A Footlight to History

2 minute read
JAMES INVERNE

London theater is getting to be like an anti-Republican convention. There’s Hollywood activist Tim Robbins’ Iraq protest-play, Embedded, at Riverside Studios in Hammersmith, where Bush and his Cabinet are portrayed as masked, jabbering clowns, and every joke is greeted with gales of supportive laughter. And for a chewier take on the subject, there’s David Hare’s Stuff Happens at the National Theatre, where lobby vendors sell books by Michael Moore and Noam Chomsky along with olive-drab T shirts bearing the show’s title.

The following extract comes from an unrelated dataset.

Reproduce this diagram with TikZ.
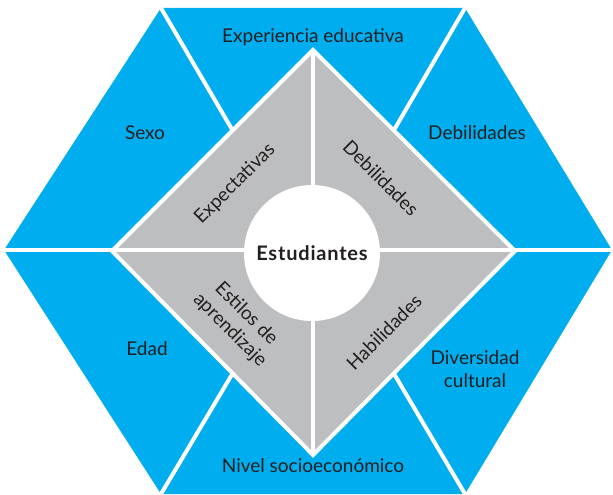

It’s what the politicians might call twin-track theater — plays seeking to work as both entertainment and propaganda. But where Embedded is a sloppy, two-dimensional piece of agitprop, Hare’s show is more diplomatic, and dramatizes the runup to war without turning the politicians into cartoons. Desmond Barrit gives an icy turn as U.S. Vice President Dick Cheney, and as British Prime Minister Tony Blair, Nicholas Farrell catches the vocal tics and eager body language almost too precisely. Alex Jennings’ George W. Bush cannily suggests the confidence and drive beneath the cowboy persona. And the dramatic high point comes when U.S. Secretary of State Colin Powell (Joe Morton) battles with Nick Sampson’s silkily threatening French Foreign Minister Dominique de Villepin over the all-important right to a second United Nations resolution.

If all that sounds more like a news story than a play, Hare the playwright has defeated Hare the propagandist. The veteran dramatist knows that great characters make great drama, and he delivers them.